Однако примечательно, что оба описанных типа представлений «исторического» в современной работе российского литературоведа совершенно не противоречат друг другу и не сталкиваются между собой. Они попросту аналитически индифферентны, как индифферентна вся российская филологическая деятельность, не порождающая ни дискуссий, ни сильных утверждений или оценок. В определенном плане этому состоянию апатии и равнодушия к работе друг друга соответствует исчезновение литературной критики, ее бессилие выдавить из себя какую-то реакцию оценки, различения качества литературы хорошего и плохого, значимого и незначимого. Какое-то подобие оценки сохранилось сегодня разве что за газетными «информушками» в 0,5 странички, провокациями литературных скандалов, но это другие ситуации – с иными участниками, целями и последствиями действий, иными функциями[471].
Отметим это обстоятельство, оно важно для нашего анализа ситуации: ценностное бессилие, неспособность к выражению собственных личных оценок и пристрастий – другая сторона эклектики, профессионального цинизма и релятивизма. Именно это бессилие, апатия указывают на то, что никакой особой потребности в «истории» литературы нет. Нельзя же всерьез считать сам модус существования литературы (ее наличие в прошлом, или, по-другому, отсутствие в настоящем) за «историю».
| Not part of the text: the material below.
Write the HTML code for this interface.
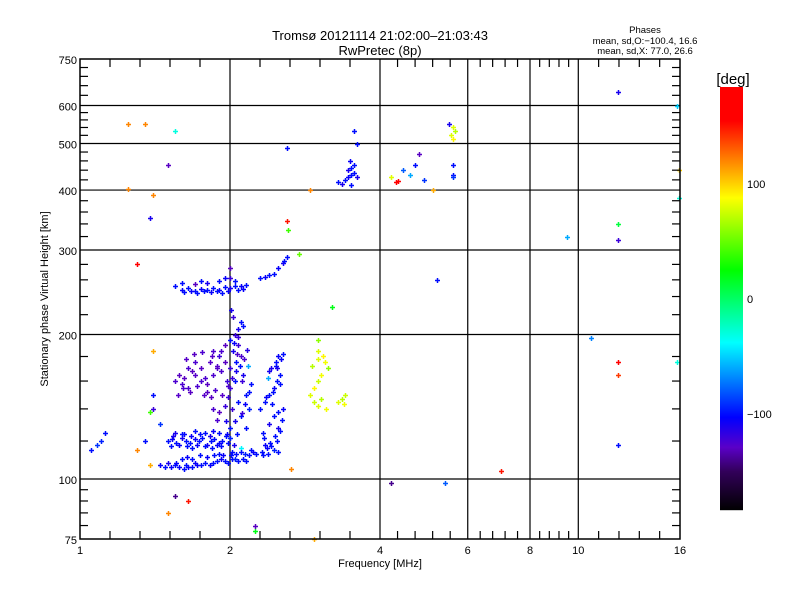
<!DOCTYPE html>
<html><head><meta charset="utf-8"><style>
body{margin:0;background:#fff;}
svg{display:block;font-family:"Liberation Sans",sans-serif;}
</style></head><body>
<svg id="chart" width="800" height="600" viewBox="0 0 800 600" xmlns="http://www.w3.org/2000/svg">
<rect width="800" height="600" fill="#fff"/>
<text x="380" y="40" font-size="13" text-anchor="middle">Tromsø 20121114 21:02:00–21:03:43</text>
<text x="380" y="55" font-size="13" text-anchor="middle">RwPretec (8p)</text>
<text x="645" y="33" font-size="9.5" text-anchor="middle">Phases</text>
<text x="645" y="44" font-size="9.5" text-anchor="middle">mean, sd,O:−100.4, 16.6</text>
<text x="645" y="54" font-size="9.5" text-anchor="middle">mean, sd,X:  77.0, 26.6</text>
<text transform="translate(48,299) rotate(-90)" font-size="11" text-anchor="middle">Stationary phase Virtual Height [km]</text>
<text x="380" y="567" font-size="11" text-anchor="middle">Frequency [MHz]</text>
<text x="733" y="84" font-size="15" text-anchor="middle">[deg]</text>
<g id="colorbar"></g>
<g id="grid"></g>
<g id="points"></g>
<g id="axes"></g>
</svg>
<script>
const freqs = [
1.45,1.48,1.52,1.55,1.58,1.62,1.65,1.68,1.72,1.75,1.78,1.82,1.85,1.88,1.92,1.95,1.98,2.02,2.05,2.08,2.12,2.15,1.5,1.56,1.63,1.7,
1.5,1.53,1.56,1.6,1.63,1.66,1.7,1.73,1.76,1.8,1.83,1.86,1.9,1.93,1.96,2.0,1.55,1.62,1.7,1.78,1.85,
2.32,2.38,2.45,2.5,2.35,2.42,2.48,2.52,2.4,2.45,2.5,2.55,2.35,2.4,2.45,2.48,2.52,2.42,2.47,2.5,2.55,2.38,2.3,2.33,
2.0,2.05,2.1,2.02,2.08,2.15,2.0,2.05,2.12,2.0,2.06,2.1,2.03,2.08,2.0,2.05,2.08,2.1,2.03,2.15,2.18,2.2,2.17,1.98,1.96,2.02,2.1,2.2,
1.55,1.58,1.6,1.62,1.65,1.7,1.75,1.8,1.85,1.88,1.92,1.95,1.9,1.85,1.95,1.82,1.7,1.75,1.97,1.65,1.85,1.9,1.95,1.88,1.8,
1.55,1.6,1.65,1.7,1.75,1.8,1.85,1.9,1.95,2.0,2.05,2.1,2.15,1.7,1.8,1.9,2.0,2.05,2.3,2.35,2.4,2.45,2.5,2.55,2.6,2.57,2.0,
2.9,2.95,3.0,3.05,2.92,3.0,3.08,3.1,2.95,3.0,3.05,3.12,3.3,3.35,3.4,3.38,3.0,3.15,
3.3,3.35,3.4,3.45,3.5,3.45,3.5,3.55,3.48,3.55,3.6,3.5,3.55,3.6,
4.2,4.3,4.35,4.45,4.6,4.7,4.8,4.9,5.1,5.6,5.6,5.6,5.55,5.6,5.6,5.65,5.5,5.2,4.2,5.4,7.0,9.5,10.6,12,12,12,12,12,12,15.8,15.9,15.9,15.8,
1.05,1.08,1.1,1.12,1.25,1.35,1.25,1.4,1.38,1.3,1.5,1.4,1.4,1.38,1.3,1.38,1.55,1.65,1.5,2.25,2.25,2.65,1.55,2.6,2.6,2.62,2.9,3.0,3.2,2.75,1.4,1.35,2.95,1.45,
1.6,1.64,1.68,1.74,1.8,1.86,1.9,1.94,2.06,2.1,2.14,2.18,2.22,2.26,
1.52,1.58,1.64,1.68,1.72,1.78,1.84,1.88,1.92,1.98,1.54,1.6,1.67,1.74,1.82,1.9,1.97,
2.33,2.37,2.41,2.46,2.5,2.54,2.36,2.44,2.52,2.39,2.47,2.53,2.34,2.43,2.49,
2.01,2.04,2.07,2.11,2.14,2.18,2.02,2.06,2.09,2.13,2.16,2.04,2.08,2.12,2.01,2.07,2.11,
1.57,1.61,1.66,1.72,1.77,1.83,1.87,1.93,1.98,1.63,1.69,1.76,1.84,1.92,1.68,1.78,1.88,
1.62,1.67,1.72,1.77,1.83,1.88,1.93,1.98,2.08,2.12,1.6,1.75,1.95
];
const heights = [
107,106,106,107,106,105,106,106,107,107,108,107,108,109,110,109,108,110,110,109,110,109,108,108,107,108,
120,121,119,122,120,119,121,120,122,118,120,121,119,120,123,122,125,124,126,125,126,
114,113,115,114,118,117,120,126,130,135,138,140,145,150,155,160,165,170,175,180,182,162,140,125,
128,132,135,140,145,150,155,160,165,170,175,180,185,190,195,200,205,212,218,128,140,158,172,148,132,114,116,115,
160,165,158,162,170,165,160,158,165,172,168,175,180,185,190,175,175,170,160,155,140,138,142,133,152,
252,248,250,247,249,248,250,248,251,250,252,253,254,255,256,258,262,258,262,264,266,268,275,282,290,285,275,
150,155,160,165,172,178,180,175,145,142,147,140,145,147,150,143,185,170,
415,412,420,425,430,440,445,450,460,435,425,410,530,498,
425,415,418,440,430,450,475,420,400,450,430,425,520,540,510,530,548,260,98,98,104,320,197,640,315,340,175,165,118,600,440,385,175,
115,118,120,125,550,548,402,390,350,280,450,185,150,138,115,107,92,90,85,80,78,105,530,490,345,330,400,195,228,295,140,120,75,130,
110,111,110,112,111,112,113,112,113,114,113,112,114,113,
117,118,117,116,118,117,116,118,117,119,123,124,123,124,123,125,124,
112,116,119,123,128,133,148,152,158,168,172,178,122,143,170,
112,118,124,137,143,152,162,168,172,178,186,192,198,208,225,182,160,
150,155,152,156,150,148,153,150,156,178,182,184,180,185,168,162,170,
245,246,244,247,245,246,244,246,248,249,256,258,262
];
const phases = [
-105,-100,-105,-100,-105,-100,-105,-100,-105,-100,-100,-105,-100,-100,-105,-100,-100,-100,-95,-100,-100,-100,-110,-105,-100,-105,
-100,-105,-100,-110,-100,-100,-105,-100,-100,-110,-100,-100,-105,-100,-100,-95,-110,-105,-100,-100,-105,
-100,-100,-95,-100,-105,-100,-100,-100,-110,-100,-100,-105,-100,-100,-105,-100,-100,-110,-100,-105,-100,-60,-100,-100,
-100,-110,-100,-120,-100,-100,-120,-100,-110,-120,-100,-125,-110,-120,-100,-120,-110,-100,-120,-100,-95,-100,-60,-120,-110,-100,-40,-100,
-125,-130,-125,-130,-125,-128,-125,-130,-125,-128,-125,-130,-120,-125,-130,-128,-125,-130,-120,-125,-125,-130,-120,-125,-130,
-100,-105,-100,-100,-105,-100,-100,-105,-100,-110,-100,-105,-100,-130,-110,-100,-120,-100,-100,-105,-100,-100,-105,-110,-100,-100,-130,
80,90,75,85,70,80,90,85,75,80,70,85,80,70,75,85,80,60,
-100,-110,-100,-105,-100,-110,-100,-100,-105,-100,-110,-100,-100,-100,
80,170,160,-80,-60,-100,-130,-90,110,-100,-100,-90,80,80,90,70,-110,-100,-140,-80,150,-60,-70,-110,-120,10,160,140,-100,-50,100,-30,-30,
-100,-90,-95,-100,120,120,120,120,-110,170,-130,110,-100,40,120,110,-140,150,120,-130,20,120,-30,-100,150,40,120,60,20,50,-120,-100,110,-90,
-100,-105,-100,-100,-105,-100,-100,-105,-100,-100,-95,-100,-105,-100,
-100,-105,-100,-100,-105,-100,-100,-105,-100,-100,-110,-100,-105,-100,-110,-100,-105,
-100,-105,-100,-100,-110,-100,-105,-100,-100,-110,-100,-105,-100,-100,-110,
-100,-110,-100,-120,-105,-100,-120,-110,-100,-125,-115,-105,-120,-100,-110,-125,-120,
-128,-125,-130,-125,-128,-130,-125,-128,-125,-128,-130,-125,-128,-125,-130,-125,-128,
-100,-105,-100,-100,-105,-100,-100,-105,-100,-105,-100,-100,-105
];
const xTickVals = [1,2,4,6,8,10,16];
const xTickLabels = ["1","2","4","6","8","10","16"];
const yTickVals = [75,100,200,300,400,500,600,750];
const yTickLabels = ["75","100","200","300","400","500","600","750"];
const yMinorVals = [80,85,90,95,120,140,160,180,220,240,260,280,320,340,360,380,420,440,460,480,520,540,560,580,630,660,690,720];
const cbTickVals = [100,0,-100];
const cbTickLabels = ["100","0","−100"];

const NS="http://www.w3.org/2000/svg";
const L=80,R=680,T=59,B=539;
function xs(f){return L+(R-L)*Math.log(f)/Math.log(16);}
function ys(h){return B-(B-T)*Math.log(h/75)/Math.log(10);}
const CB_T=87,CB_B=510;
function cs(p){return 299-p*1.15;}
const stops=[[-184,[0,0,0]],[-150,[50,0,90]],[-129,[90,0,200]],[-103,[0,0,255]],[-38,[0,255,255]],[25,[0,255,0]],[88,[255,255,0]],[155,[255,0,0]],[190,[255,0,0]]];
function color(p){
  for(let i=0;i<stops.length-1;i++){
    const a=stops[i],b=stops[i+1];
    if(p<=b[0]){const t=Math.max(0,(p-a[0])/(b[0]-a[0]));
      const c=a[1].map((v,k)=>Math.round(v+(b[1][k]-v)*t));return `rgb(${c[0]},${c[1]},${c[2]})`;}
  }
  return "rgb(255,0,0)";
}
function mk(tag,attrs,parent){const e=document.createElementNS(NS,tag);for(const k in attrs)e.setAttribute(k,attrs[k]);parent.appendChild(e);return e;}

const cb=document.getElementById('colorbar');
for(let y=CB_T;y<CB_B;y++){
  const p=(299-y-0.5)/1.15;
  const r=mk('rect',{x:720,y:y,width:23,height:1.2,fill:color(p)},cb);
  
  
}
cbTickVals.forEach((v,i)=>{
  const t=mk('text',{x:747,y:cs(v)+4,'font-size':11},cb);t.textContent=cbTickLabels[i];
  
  
});

const g=document.getElementById('grid');
xTickVals.slice(1,-1).forEach(v=>{const l=mk('line',{x1:xs(v),x2:xs(v),y1:T,y2:B,stroke:'#000','stroke-width':1.2},g);
  
  });
yTickVals.slice(1,-1).forEach(v=>{const l=mk('line',{x1:L,x2:R,y1:ys(v),y2:ys(v),stroke:'#000','stroke-width':1.2},g);
  
  });

const pg=document.getElementById('points');
for(let i=0;i<freqs.length;i++){
  const x=Math.round(xs(freqs[i]))+0.5,y=Math.round(ys(heights[i]))+0.5;
  const p=mk('path',{d:`M${x-2.5} ${y}H${x+2.5}M${x} ${y-2.5}V${y+2.5}`,stroke:color(phases[i]),'stroke-width':1.5},pg);
  
  
}

const ax=document.getElementById('axes');
const fr=mk('rect',{x:L,y:T,width:R-L,height:B-T,fill:'none',stroke:'#000','stroke-width':1.5},ax);


for(let i=0;i<xTickVals.length-1;i++){
  const a=xs(xTickVals[i]),b=xs(xTickVals[i+1]);
  for(let k=1;k<5;k++){const x=a+(b-a)*k/5;
    const t1=mk('line',{x1:x,x2:x,y1:B,y2:B-8,stroke:'#000','stroke-width':1.2},ax);
    
    
    const t2=mk('line',{x1:x,x2:x,y1:T,y2:T+8,stroke:'#000','stroke-width':1.2},ax);
    
    }
}
yMinorVals.forEach(v=>{const y=ys(v);
  const t1=mk('line',{x1:L,x2:L+8,y1:y,y2:y,stroke:'#000','stroke-width':1.2},ax);
  
  
  const t2=mk('line',{x1:R,x2:R-8,y1:y,y2:y,stroke:'#000','stroke-width':1.2},ax);
  
  });
xTickVals.forEach((v,i)=>{const t=mk('text',{x:xs(v),y:554,'font-size':11,'text-anchor':'middle'},ax);t.textContent=xTickLabels[i];
  
  });
yTickVals.forEach((v,i)=>{const t=mk('text',{x:77,y:ys(v)+5,'font-size':11,'text-anchor':'end'},ax);t.textContent=yTickLabels[i];
  
  });
</script>
</body></html>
И тем не менее все-таки можно говорить, что какие-то свойства истории и формы ее репрезентации в сегодняшнем российском литературоведении существуют. Мысленно ее можно представить в виде неопределенной по своей длительности галереи литературного музея, разбитого на цепочки отдельных залов с локальными стендами и экспонатами, но не образующих единого сквозного пространства, а как бы закрашенных и оформленных лишь местами (как фрагменты изображений на реставрируемых фресках среди белых и пустых, невосстановленных поверхностей и площадей). Портреты, рукописи, пистолеты, снимки больничных палат и гостиных с роялем, рисунки, тексты, издания, газетные отзывы, постановления ЦК и Главреперткома и проч. Структура и перспектива представлений задана этими аморфными и априорными бескачественными анфиладами будущих экспозиций и залов, она проста, поскольку отвечает нашим школьным стереотипам «коридора» или «туннеля» линейного времени, стены которого завешиваются фрагментами учебных курсов, препаратов школьного знания.